- **PROBLEM DETAILS**: Copy all of the material exactly. Pictures are not to appear in the copy.

#### DATASET EXTRACT ####

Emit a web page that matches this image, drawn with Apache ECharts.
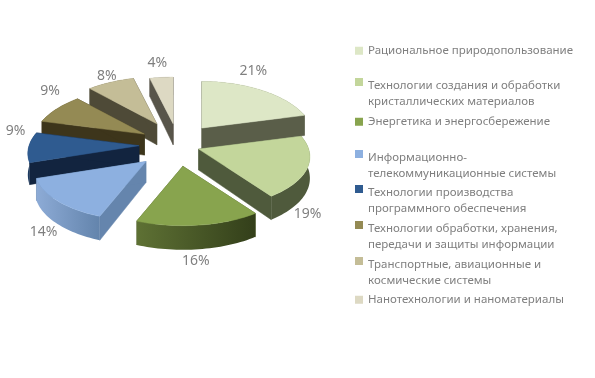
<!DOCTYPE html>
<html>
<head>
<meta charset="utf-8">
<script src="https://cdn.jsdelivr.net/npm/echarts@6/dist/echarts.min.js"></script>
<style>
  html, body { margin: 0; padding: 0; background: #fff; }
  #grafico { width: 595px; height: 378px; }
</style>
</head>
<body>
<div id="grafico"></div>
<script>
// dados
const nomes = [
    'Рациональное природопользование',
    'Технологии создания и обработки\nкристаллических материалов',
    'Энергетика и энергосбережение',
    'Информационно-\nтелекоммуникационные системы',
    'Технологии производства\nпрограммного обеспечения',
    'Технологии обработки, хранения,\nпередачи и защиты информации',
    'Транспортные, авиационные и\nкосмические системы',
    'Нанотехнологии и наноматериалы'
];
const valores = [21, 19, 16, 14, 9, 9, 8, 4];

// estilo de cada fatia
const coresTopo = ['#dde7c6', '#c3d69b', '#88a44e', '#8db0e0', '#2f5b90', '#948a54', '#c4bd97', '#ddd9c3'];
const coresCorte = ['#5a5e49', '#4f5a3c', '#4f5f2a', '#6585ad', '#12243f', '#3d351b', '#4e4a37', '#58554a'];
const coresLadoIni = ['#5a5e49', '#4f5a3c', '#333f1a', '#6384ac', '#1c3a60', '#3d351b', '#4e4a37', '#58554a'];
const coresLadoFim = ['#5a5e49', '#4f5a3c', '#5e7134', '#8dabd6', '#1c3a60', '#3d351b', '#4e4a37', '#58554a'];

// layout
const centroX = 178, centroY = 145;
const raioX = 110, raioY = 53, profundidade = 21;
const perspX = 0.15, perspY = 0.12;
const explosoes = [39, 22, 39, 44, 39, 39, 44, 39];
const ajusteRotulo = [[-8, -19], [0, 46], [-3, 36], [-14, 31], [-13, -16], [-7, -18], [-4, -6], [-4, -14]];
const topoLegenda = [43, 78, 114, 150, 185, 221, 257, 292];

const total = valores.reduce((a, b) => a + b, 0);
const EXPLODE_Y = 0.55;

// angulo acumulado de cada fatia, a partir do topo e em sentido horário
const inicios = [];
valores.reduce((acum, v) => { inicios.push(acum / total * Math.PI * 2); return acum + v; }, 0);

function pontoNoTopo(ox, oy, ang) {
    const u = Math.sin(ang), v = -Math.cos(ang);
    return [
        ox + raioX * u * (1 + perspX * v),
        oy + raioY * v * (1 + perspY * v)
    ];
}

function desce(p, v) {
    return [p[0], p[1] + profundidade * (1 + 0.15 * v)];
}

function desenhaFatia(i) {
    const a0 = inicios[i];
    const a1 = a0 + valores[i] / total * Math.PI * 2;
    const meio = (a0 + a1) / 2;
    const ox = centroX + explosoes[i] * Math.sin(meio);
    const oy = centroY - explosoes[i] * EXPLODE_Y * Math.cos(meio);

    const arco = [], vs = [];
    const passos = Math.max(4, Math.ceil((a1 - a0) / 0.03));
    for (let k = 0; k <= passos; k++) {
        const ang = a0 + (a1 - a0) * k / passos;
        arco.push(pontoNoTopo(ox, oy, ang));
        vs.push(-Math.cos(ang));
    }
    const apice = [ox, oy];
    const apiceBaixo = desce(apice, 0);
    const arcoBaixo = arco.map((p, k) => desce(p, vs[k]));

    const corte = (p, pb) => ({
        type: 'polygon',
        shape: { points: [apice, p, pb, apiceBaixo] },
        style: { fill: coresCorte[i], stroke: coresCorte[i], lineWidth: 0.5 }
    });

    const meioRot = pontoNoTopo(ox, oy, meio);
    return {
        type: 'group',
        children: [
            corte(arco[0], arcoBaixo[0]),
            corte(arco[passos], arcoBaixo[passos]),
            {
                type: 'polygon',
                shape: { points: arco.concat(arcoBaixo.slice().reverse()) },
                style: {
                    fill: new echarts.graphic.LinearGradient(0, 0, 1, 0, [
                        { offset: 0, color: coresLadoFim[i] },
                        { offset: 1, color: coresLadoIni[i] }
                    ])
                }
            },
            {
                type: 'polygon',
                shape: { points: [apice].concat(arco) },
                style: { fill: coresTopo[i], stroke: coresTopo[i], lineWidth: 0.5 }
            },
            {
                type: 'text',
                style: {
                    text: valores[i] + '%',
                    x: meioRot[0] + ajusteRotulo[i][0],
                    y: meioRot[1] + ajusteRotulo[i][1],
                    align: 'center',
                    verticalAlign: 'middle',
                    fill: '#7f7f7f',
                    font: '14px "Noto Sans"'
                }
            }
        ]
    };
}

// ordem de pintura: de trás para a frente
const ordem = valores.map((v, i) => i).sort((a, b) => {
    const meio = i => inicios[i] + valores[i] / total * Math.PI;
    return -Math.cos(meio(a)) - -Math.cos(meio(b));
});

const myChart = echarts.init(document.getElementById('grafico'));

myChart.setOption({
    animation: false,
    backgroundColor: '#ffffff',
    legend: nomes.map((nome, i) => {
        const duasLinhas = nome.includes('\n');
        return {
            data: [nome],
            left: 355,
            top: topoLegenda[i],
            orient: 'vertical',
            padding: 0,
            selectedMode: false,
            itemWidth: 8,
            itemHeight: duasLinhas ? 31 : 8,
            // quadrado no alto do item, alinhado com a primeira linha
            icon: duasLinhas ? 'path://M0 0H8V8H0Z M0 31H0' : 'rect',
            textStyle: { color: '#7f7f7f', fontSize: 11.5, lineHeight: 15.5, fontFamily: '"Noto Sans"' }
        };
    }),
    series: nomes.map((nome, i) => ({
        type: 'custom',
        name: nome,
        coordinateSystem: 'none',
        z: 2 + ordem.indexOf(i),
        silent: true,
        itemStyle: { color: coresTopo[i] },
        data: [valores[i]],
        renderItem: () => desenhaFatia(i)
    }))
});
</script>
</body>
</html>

####

- **TASK OUTPUT**:
Emit a web page that matches this image, drawn with Apache ECharts.
<!DOCTYPE html>
<html>
<head>
<meta charset="utf-8">
<script src="https://cdn.jsdelivr.net/npm/echarts@6/dist/echarts.min.js"></script>
<style>
  html, body { margin: 0; padding: 0; background: #fff; }
  #grafico { width: 595px; height: 378px; }
</style>
</head>
<body>
<div id="grafico"></div>
<script>
// dados
const nomes = [
    'Рациональное природопользование',
    'Технологии создания и обработки\nкристаллических материалов',
    'Энергетика и энергосбережение',
    'Информационно-\nтелекоммуникационные системы',
    'Технологии производства\nпрограммного обеспечения',
    'Технологии обработки, хранения,\nпередачи и защиты информации',
    'Транспортные, авиационные и\nкосмические системы',
    'Нанотехнологии и наноматериалы'
];
const valores = [21, 19, 16, 14, 9, 9, 8, 4];

// estilo de cada fatia
const coresTopo = ['#dde7c6', '#c3d69b', '#88a44e', '#8db0e0', '#2f5b90', '#948a54', '#c4bd97', '#ddd9c3'];
const coresCorte = ['#5a5e49', '#4f5a3c', '#4f5f2a', '#6585ad', '#12243f', '#3d351b', '#4e4a37', '#58554a'];
const coresLadoIni = ['#5a5e49', '#4f5a3c', '#333f1a', '#6384ac', '#1c3a60', '#3d351b', '#4e4a37', '#58554a'];
const coresLadoFim = ['#5a5e49', '#4f5a3c', '#5e7134', '#8dabd6', '#1c3a60', '#3d351b', '#4e4a37', '#58554a'];

// layout
const centroX = 178, centroY = 145;
const raioX = 110, raioY = 53, profundidade = 21;
const perspX = 0.15, perspY = 0.12;
const explosoes = [39, 22, 39, 44, 39, 39, 44, 39];
const ajusteRotulo = [[-8, -19], [0, 46], [-3, 36], [-14, 31], [-13, -16], [-7, -18], [-4, -6], [-4, -14]];
const topoLegenda = [43, 78, 114, 150, 185, 221, 257, 292];

const total = valores.reduce((a, b) => a + b, 0);
const EXPLODE_Y = 0.55;

// angulo acumulado de cada fatia, a partir do topo e em sentido horário
const inicios = [];
valores.reduce((acum, v) => { inicios.push(acum / total * Math.PI * 2); return acum + v; }, 0);

function pontoNoTopo(ox, oy, ang) {
    const u = Math.sin(ang), v = -Math.cos(ang);
    return [
        ox + raioX * u * (1 + perspX * v),
        oy + raioY * v * (1 + perspY * v)
    ];
}

function desce(p, v) {
    return [p[0], p[1] + profundidade * (1 + 0.15 * v)];
}

function desenhaFatia(i) {
    const a0 = inicios[i];
    const a1 = a0 + valores[i] / total * Math.PI * 2;
    const meio = (a0 + a1) / 2;
    const ox = centroX + explosoes[i] * Math.sin(meio);
    const oy = centroY - explosoes[i] * EXPLODE_Y * Math.cos(meio);

    const arco = [], vs = [];
    const passos = Math.max(4, Math.ceil((a1 - a0) / 0.03));
    for (let k = 0; k <= passos; k++) {
        const ang = a0 + (a1 - a0) * k / passos;
        arco.push(pontoNoTopo(ox, oy, ang));
        vs.push(-Math.cos(ang));
    }
    const apice = [ox, oy];
    const apiceBaixo = desce(apice, 0);
    const arcoBaixo = arco.map((p, k) => desce(p, vs[k]));

    const corte = (p, pb) => ({
        type: 'polygon',
        shape: { points: [apice, p, pb, apiceBaixo] },
        style: { fill: coresCorte[i], stroke: coresCorte[i], lineWidth: 0.5 }
    });

    const meioRot = pontoNoTopo(ox, oy, meio);
    return {
        type: 'group',
        children: [
            corte(arco[0], arcoBaixo[0]),
            corte(arco[passos], arcoBaixo[passos]),
            {
                type: 'polygon',
                shape: { points: arco.concat(arcoBaixo.slice().reverse()) },
                style: {
                    fill: new echarts.graphic.LinearGradient(0, 0, 1, 0, [
                        { offset: 0, color: coresLadoFim[i] },
                        { offset: 1, color: coresLadoIni[i] }
                    ])
                }
            },
            {
                type: 'polygon',
                shape: { points: [apice].concat(arco) },
                style: { fill: coresTopo[i], stroke: coresTopo[i], lineWidth: 0.5 }
            },
            {
                type: 'text',
                style: {
                    text: valores[i] + '%',
                    x: meioRot[0] + ajusteRotulo[i][0],
                    y: meioRot[1] + ajusteRotulo[i][1],
                    align: 'center',
                    verticalAlign: 'middle',
                    fill: '#7f7f7f',
                    font: '14px "Noto Sans"'
                }
            }
        ]
    };
}

// ordem de pintura: de trás para a frente
const ordem = valores.map((v, i) => i).sort((a, b) => {
    const meio = i => inicios[i] + valores[i] / total * Math.PI;
    return -Math.cos(meio(a)) - -Math.cos(meio(b));
});

const myChart = echarts.init(document.getElementById('grafico'));

myChart.setOption({
    animation: false,
    backgroundColor: '#ffffff',
    legend: nomes.map((nome, i) => {
        const duasLinhas = nome.includes('\n');
        return {
            data: [nome],
            left: 355,
            top: topoLegenda[i],
            orient: 'vertical',
            padding: 0,
            selectedMode: false,
            itemWidth: 8,
            itemHeight: duasLinhas ? 31 : 8,
            // quadrado no alto do item, alinhado com a primeira linha
            icon: duasLinhas ? 'path://M0 0H8V8H0Z M0 31H0' : 'rect',
            textStyle: { color: '#7f7f7f', fontSize: 11.5, lineHeight: 15.5, fontFamily: '"Noto Sans"' }
        };
    }),
    series: nomes.map((nome, i) => ({
        type: 'custom',
        name: nome,
        coordinateSystem: 'none',
        z: 2 + ordem.indexOf(i),
        silent: true,
        itemStyle: { color: coresTopo[i] },
        data: [valores[i]],
        renderItem: () => desenhaFatia(i)
    }))
});
</script>
</body>
</html>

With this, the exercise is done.